A Chat With Gary Brotman, CEO of Secondmind on Building Data-Efficient AI Software

Tell us about Secondmind

Secondmind is a UK deep-tech scaleup building data-efficient AI software for model-based engineering that reduces complexity in physical product design. Today we operate in Europe, Japan and North America, with a primary focus on the automotive sector, where modern vehicles combine tightly coupled mechanical, electrical and software systems with billions of potential design and calibration combinations. The scale of this rising complexity now exceeds what traditional simulation and testing workflows can manage efficiently.

Secondmind acts as a cognitive layer between engineering intent and the physical systems being developed. It integrates into existing toolchains and identifies the minimum set of simulations and physical tests required to meet a defined performance objective. Rather than replacing engineering expertise, we amplify it by helping engineers discover new design options, make better decisions earlier, and reduce costly late-stage rework.
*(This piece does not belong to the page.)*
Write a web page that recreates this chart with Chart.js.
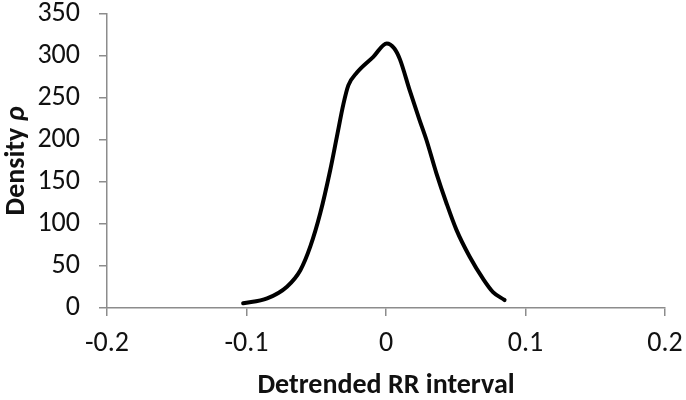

This translates into measurable bottom-line impact. For example, a major car manufacturer recently used Secondmind’s Design Space Exploration capabilities to discover new e-motor designs in less time than their incumbent tools, while simultaneously reducing bill-of-materials cost. By intelligently navigating trade-offs between performance variables, Secondmind helped engineers select a design that exceeded power and driving comfort targets while reducing component cost by an estimated $27 per unit — equivalent to approximately $11 million in annual savings at full production scale. This combination of time savings, performance improvement and cost reduction defines our value proposition.

What makes Secondmind unique?

Much of today’s AI narrative focuses on scale — larger models, more data and more compute. Engineering environments operate under fundamentally different constraints. Simulations consume significant computational resources. Prototypes are expensive. Physical testing takes months. In this context, efficiency is not optional; it is structural.

Secondmind was built around data-efficiency. Our Active Learning system reduces required simulation and test data by up to 80% while maintaining high-precision models with calibrated uncertainty. Rather than running thousands of experiments in a brute-force manner, we identify and execute only those that are most informative.

In calibration, this means our software can optimise control system performance in roughly half the time of incumbent tools. That reduction in iteration cycles materially compresses development timelines.

In addition to data-efficiency, a key differentiator is our ability to blend virtual simulation data with real-world test data within a single probabilistic framework. Most AI systems in engineering rely either on historical datasets or purely simulated environments. In complex physical systems, neither is sufficient alone. Simulation provides breadth; physical testing provides ground truth. By fusing both, Secondmind enables efficiency without sacrificing real-world fidelity. We view this hybridisation as essential to scalable and trustworthy AI in precision engineering.

How has Secondmind evolved?

Automotive was a deliberate beachhead choice to validate our broader platform strategy. Our belief was that if we could deliver measurable outcomes in one of the world’s most complex engineering environments, the same technology approach would translate to other industries with expensive experimentation and constrained design spaces. Our success in automotive has validated that thesis.

We focused initially on vehicle powertrains and control systems, where the engineering trade-offs are acute and the business value of faster, more confident decisions is quantifiable. Our work with global OEMs and Tier 1 suppliers demonstrated repeatable economic value inside real R&D and production workflows. This strengthened our conviction that building a scalable platform from a focused vertical entry point was the right technology and business strategy.

What can we see from Secondmind in the future?

Our future growth follows both vertical and horizontal paths.

Vertically, we will extend further across the automotive lifecycle — from early-stage system design and calibration into manufacturing optimisation and continuous in-field performance improvement. The same data-efficient framework that accelerates design exploration can also improve production yield and operational performance once vehicles are deployed.

Horizontally, we will apply the platform to industries facing similar engineering complexity challenges, including semiconductors, advanced materials, consumer appliances and data centre infrastructure. We view the modern data centre as a stationary powertrain, which is a tightly coupled system responsible for energy conversion, distribution, thermal management and performance optimization at scale. The rapid build-out of AI infrastructure is placing increasing strain on power generation, distribution and cooling systems, each a complex physical engineering challenge in its own right. Improving their efficiency demands the same kind of data-efficient design and performance optimisation that Secondmind cloud-native software has already demonstrated in automotive powertrains and control systems.

The common denominator, however, is not the sector itself, but the presence of constrained engineering environments where blending simulation with real-world data creates structural and competitive advantage.
Longer term, we see Secondmind as a foundational player in Lifecycle AI – AI that is applied and traceable across the entire product lifecycle, from early discovery through design, production and real-world operation of systems in the physical world.

Our overriding purpose remains constant: not to replace engineers, but to augment their intelligence in environments where precision, efficiency and trust are non-negotiable.